> [Task description]
Would you transcribe the listing that follows, character for character, and omit its images?

> [Data block]
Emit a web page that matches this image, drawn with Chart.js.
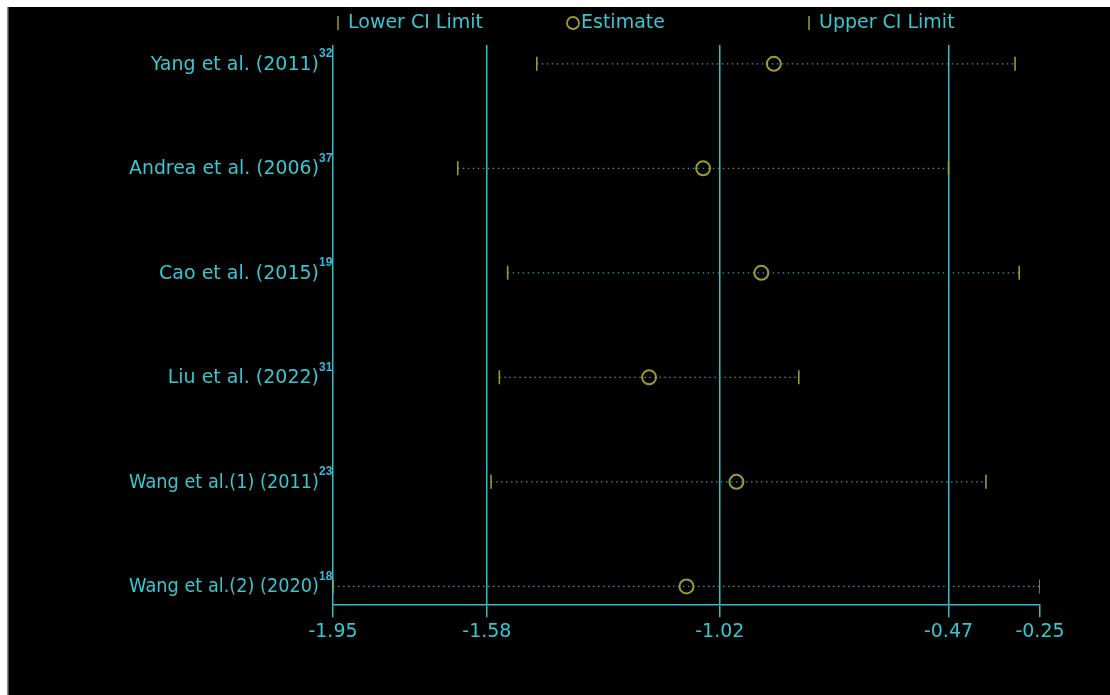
<!DOCTYPE html>
<html>
<head>
<meta charset="utf-8">
<script src="https://cdn.jsdelivr.net/npm/chart.js@4/dist/chart.umd.min.js"></script>
<style>
  html, body { margin: 0; padding: 0; background: #ffffff; }
  #wrap { position: absolute; left: 0; top: 0; width: 1110px; height: 695px; }
  canvas { display: block; }
</style>
</head>
<body>
<div id="wrap"><canvas id="c" width="1110" height="695"></canvas></div>
<script>
// ---- data ----
const studies = ["Yang et al. (2011)", "Andrea et al. (2006)", "Cao et al. (2015)", "Liu et al. (2022)", "Wang et al.(1) (2011)", "Wang et al.(2) (2020)"];
const refs = ["32", "37", "19", "31", "23", "18"];
const rowPos = [6, 5, 4, 3, 2, 1];
const lowerCI = [-1.46, -1.65, -1.53, -1.55, -1.57, -1.95];
const estimate = [-0.89, -1.06, -0.92, -1.19, -0.98, -1.10];
const upperCI = [-0.31, -0.47, -0.30, -0.83, -0.38, -0.25];
const xTicks = [-1.95, -1.58, -1.02, -0.47, -0.25];
const seriesLabels = ["Lower CI Limit", "Estimate", "Upper CI Limit"];

// ---- styles ----
const CYAN = '#2fbfc6';
const TEXT = '#38c6d0';
const OLIVE = '#9c9c2a';
const DOT = '#369a9c';
const FONT = '"DejaVu Sans", Arial, sans-serif';

const pts = (xs) => xs.map((x, i) => ({ x: x, y: rowPos[i] }));

const ciLines = studies.map((s, i) => ({
  type: 'line',
  label: '_ci' + i,
  data: [{ x: lowerCI[i], y: rowPos[i] }, { x: upperCI[i], y: rowPos[i] }],
  borderColor: DOT,
  borderWidth: 1.3,
  borderDash: [1.5, 3.5],
  pointRadius: 0,
  fill: false,
  order: 5
}));

const datasets = [
  ...ciLines,
  {
    type: 'scatter', label: seriesLabels[0], data: pts(lowerCI),
    pointStyle: 'line', rotation: 90, pointRadius: 7, borderColor: OLIVE, borderWidth: 1.6,
    backgroundColor: OLIVE, order: 1
  },
  {
    type: 'scatter', label: seriesLabels[1], data: pts(estimate),
    pointStyle: 'circle', pointRadius: 7, borderColor: OLIVE, borderWidth: 2,
    backgroundColor: 'rgba(0,0,0,0)', order: 1
  },
  {
    type: 'scatter', label: seriesLabels[2], data: pts(upperCI),
    pointStyle: 'line', rotation: 90, pointRadius: 7, borderColor: OLIVE, borderWidth: 1.6,
    backgroundColor: OLIVE, order: 1
  }
];

// background: white margin strip + black panel
const bgPlugin = {
  id: 'bg',
  beforeDraw(chart) {
    const ctx = chart.ctx;
    ctx.save();
    ctx.fillStyle = '#ffffff';
    ctx.fillRect(0, 0, chart.width, chart.height);
    ctx.fillStyle = '#000000';
    ctx.fillRect(8, 7, chart.width - 8, chart.height - 7);
    ctx.fillStyle = '#8a8a8a';
    ctx.fillRect(7, 7, 1.5, chart.height - 7);
    ctx.restore();
  }
};

// y labels with superscript reference numbers
const yLabelPlugin = {
  id: 'ylabels',
  afterDraw(chart) {
    const ctx = chart.ctx;
    const y = chart.scales.y;
    const left = chart.chartArea.left;
    ctx.save();
    studies.forEach((s, i) => {
      const py = y.getPixelForValue(rowPos[i]);
      ctx.font = '19px ' + FONT;
      ctx.fillStyle = TEXT;
      ctx.textAlign = 'right';
      ctx.textBaseline = 'middle';
      ctx.fillText(s, left - 14, py + 1, 190);
      ctx.font = 'bold 12px "Liberation Sans", Arial, sans-serif';
      ctx.textAlign = 'left';
      ctx.fillStyle = '#3ab8dc';
      ctx.fillText(refs[i], left - 14, py - 10);
    });
    ctx.restore();
  }
};

// legend drawn at fixed positions
const legendPlugin = {
  id: 'customLegend',
  afterDraw(chart) {
    const ctx = chart.ctx;
    const xs = [338, 573, 809];
    const ty = 23;
    ctx.save();
    ctx.font = '19px ' + FONT;
    ctx.textBaseline = 'middle';
    ctx.textAlign = 'left';
    seriesLabels.forEach((lab, i) => {
      ctx.strokeStyle = OLIVE;
      if (i === 1) {
        ctx.lineWidth = 1.8;
        ctx.beginPath();
        ctx.arc(xs[i], ty, 6, 0, Math.PI * 2);
        ctx.stroke();
        ctx.fillStyle = TEXT;
        ctx.fillText(lab, xs[i] + 8, ty);
      } else {
        ctx.lineWidth = 1.5;
        ctx.beginPath();
        ctx.moveTo(xs[i], ty - 7);
        ctx.lineTo(xs[i], ty + 7);
        ctx.stroke();
        ctx.fillStyle = TEXT;
        ctx.fillText(lab, xs[i] + 10, ty);
      }
    });
    ctx.restore();
  }
};

new Chart(document.getElementById('c'), {
  data: { datasets },
  options: {
    responsive: false,
    animation: false,
    layout: { padding: { left: 333, right: 70, top: 45, bottom: 49 } },
    plugins: {
      legend: { display: false },
      tooltip: { enabled: false }
    },
    scales: {
      x: {
        type: 'linear',
        min: -1.95,
        max: -0.25,
        afterBuildTicks(scale) { scale.ticks = xTicks.map(v => ({ value: v })); },
        ticks: {
          color: TEXT,
          font: { family: FONT, size: 19 },
          padding: 3,
          autoSkip: false,
          maxRotation: 0,
          callback: (v) => v.toFixed(2)
        },
        grid: {
          color: (c) => (c.tick && c.tick.value === -0.25) ? 'rgba(0,0,0,0)' : CYAN,
          tickColor: CYAN,
          tickLength: 12,
          lineWidth: 1.5,
          drawTicks: true
        },
        border: { display: true, color: CYAN, width: 1.5 }
      },
      y: {
        type: 'linear',
        min: 0.82,
        max: 6.18,
        afterBuildTicks(scale) { scale.ticks = rowPos.map(v => ({ value: v })); },
        ticks: { display: false },
        grid: { display: false, drawTicks: false },
        border: { display: false }
      }
    }
  },
  plugins: [bgPlugin, yLabelPlugin, legendPlugin]
});
</script>
</body>
</html>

> [Reply to the exercise]
Emit a web page that matches this image, drawn with Chart.js.
<!DOCTYPE html>
<html>
<head>
<meta charset="utf-8">
<script src="https://cdn.jsdelivr.net/npm/chart.js@4/dist/chart.umd.min.js"></script>
<style>
  html, body { margin: 0; padding: 0; background: #ffffff; }
  #wrap { position: absolute; left: 0; top: 0; width: 1110px; height: 695px; }
  canvas { display: block; }
</style>
</head>
<body>
<div id="wrap"><canvas id="c" width="1110" height="695"></canvas></div>
<script>
// ---- data ----
const studies = ["Yang et al. (2011)", "Andrea et al. (2006)", "Cao et al. (2015)", "Liu et al. (2022)", "Wang et al.(1) (2011)", "Wang et al.(2) (2020)"];
const refs = ["32", "37", "19", "31", "23", "18"];
const rowPos = [6, 5, 4, 3, 2, 1];
const lowerCI = [-1.46, -1.65, -1.53, -1.55, -1.57, -1.95];
const estimate = [-0.89, -1.06, -0.92, -1.19, -0.98, -1.10];
const upperCI = [-0.31, -0.47, -0.30, -0.83, -0.38, -0.25];
const xTicks = [-1.95, -1.58, -1.02, -0.47, -0.25];
const seriesLabels = ["Lower CI Limit", "Estimate", "Upper CI Limit"];

// ---- styles ----
const CYAN = '#2fbfc6';
const TEXT = '#38c6d0';
const OLIVE = '#9c9c2a';
const DOT = '#369a9c';
const FONT = '"DejaVu Sans", Arial, sans-serif';

const pts = (xs) => xs.map((x, i) => ({ x: x, y: rowPos[i] }));

const ciLines = studies.map((s, i) => ({
  type: 'line',
  label: '_ci' + i,
  data: [{ x: lowerCI[i], y: rowPos[i] }, { x: upperCI[i], y: rowPos[i] }],
  borderColor: DOT,
  borderWidth: 1.3,
  borderDash: [1.5, 3.5],
  pointRadius: 0,
  fill: false,
  order: 5
}));

const datasets = [
  ...ciLines,
  {
    type: 'scatter', label: seriesLabels[0], data: pts(lowerCI),
    pointStyle: 'line', rotation: 90, pointRadius: 7, borderColor: OLIVE, borderWidth: 1.6,
    backgroundColor: OLIVE, order: 1
  },
  {
    type: 'scatter', label: seriesLabels[1], data: pts(estimate),
    pointStyle: 'circle', pointRadius: 7, borderColor: OLIVE, borderWidth: 2,
    backgroundColor: 'rgba(0,0,0,0)', order: 1
  },
  {
    type: 'scatter', label: seriesLabels[2], data: pts(upperCI),
    pointStyle: 'line', rotation: 90, pointRadius: 7, borderColor: OLIVE, borderWidth: 1.6,
    backgroundColor: OLIVE, order: 1
  }
];

// background: white margin strip + black panel
const bgPlugin = {
  id: 'bg',
  beforeDraw(chart) {
    const ctx = chart.ctx;
    ctx.save();
    ctx.fillStyle = '#ffffff';
    ctx.fillRect(0, 0, chart.width, chart.height);
    ctx.fillStyle = '#000000';
    ctx.fillRect(8, 7, chart.width - 8, chart.height - 7);
    ctx.fillStyle = '#8a8a8a';
    ctx.fillRect(7, 7, 1.5, chart.height - 7);
    ctx.restore();
  }
};

// y labels with superscript reference numbers
const yLabelPlugin = {
  id: 'ylabels',
  afterDraw(chart) {
    const ctx = chart.ctx;
    const y = chart.scales.y;
    const left = chart.chartArea.left;
    ctx.save();
    studies.forEach((s, i) => {
      const py = y.getPixelForValue(rowPos[i]);
      ctx.font = '19px ' + FONT;
      ctx.fillStyle = TEXT;
      ctx.textAlign = 'right';
      ctx.textBaseline = 'middle';
      ctx.fillText(s, left - 14, py + 1, 190);
      ctx.font = 'bold 12px "Liberation Sans", Arial, sans-serif';
      ctx.textAlign = 'left';
      ctx.fillStyle = '#3ab8dc';
      ctx.fillText(refs[i], left - 14, py - 10);
    });
    ctx.restore();
  }
};

// legend drawn at fixed positions
const legendPlugin = {
  id: 'customLegend',
  afterDraw(chart) {
    const ctx = chart.ctx;
    const xs = [338, 573, 809];
    const ty = 23;
    ctx.save();
    ctx.font = '19px ' + FONT;
    ctx.textBaseline = 'middle';
    ctx.textAlign = 'left';
    seriesLabels.forEach((lab, i) => {
      ctx.strokeStyle = OLIVE;
      if (i === 1) {
        ctx.lineWidth = 1.8;
        ctx.beginPath();
        ctx.arc(xs[i], ty, 6, 0, Math.PI * 2);
        ctx.stroke();
        ctx.fillStyle = TEXT;
        ctx.fillText(lab, xs[i] + 8, ty);
      } else {
        ctx.lineWidth = 1.5;
        ctx.beginPath();
        ctx.moveTo(xs[i], ty - 7);
        ctx.lineTo(xs[i], ty + 7);
        ctx.stroke();
        ctx.fillStyle = TEXT;
        ctx.fillText(lab, xs[i] + 10, ty);
      }
    });
    ctx.restore();
  }
};

new Chart(document.getElementById('c'), {
  data: { datasets },
  options: {
    responsive: false,
    animation: false,
    layout: { padding: { left: 333, right: 70, top: 45, bottom: 49 } },
    plugins: {
      legend: { display: false },
      tooltip: { enabled: false }
    },
    scales: {
      x: {
        type: 'linear',
        min: -1.95,
        max: -0.25,
        afterBuildTicks(scale) { scale.ticks = xTicks.map(v => ({ value: v })); },
        ticks: {
          color: TEXT,
          font: { family: FONT, size: 19 },
          padding: 3,
          autoSkip: false,
          maxRotation: 0,
          callback: (v) => v.toFixed(2)
        },
        grid: {
          color: (c) => (c.tick && c.tick.value === -0.25) ? 'rgba(0,0,0,0)' : CYAN,
          tickColor: CYAN,
          tickLength: 12,
          lineWidth: 1.5,
          drawTicks: true
        },
        border: { display: true, color: CYAN, width: 1.5 }
      },
      y: {
        type: 'linear',
        min: 0.82,
        max: 6.18,
        afterBuildTicks(scale) { scale.ticks = rowPos.map(v => ({ value: v })); },
        ticks: { display: false },
        grid: { display: false, drawTicks: false },
        border: { display: false }
      }
    }
  },
  plugins: [bgPlugin, yLabelPlugin, legendPlugin]
});
</script>
</body>
</html>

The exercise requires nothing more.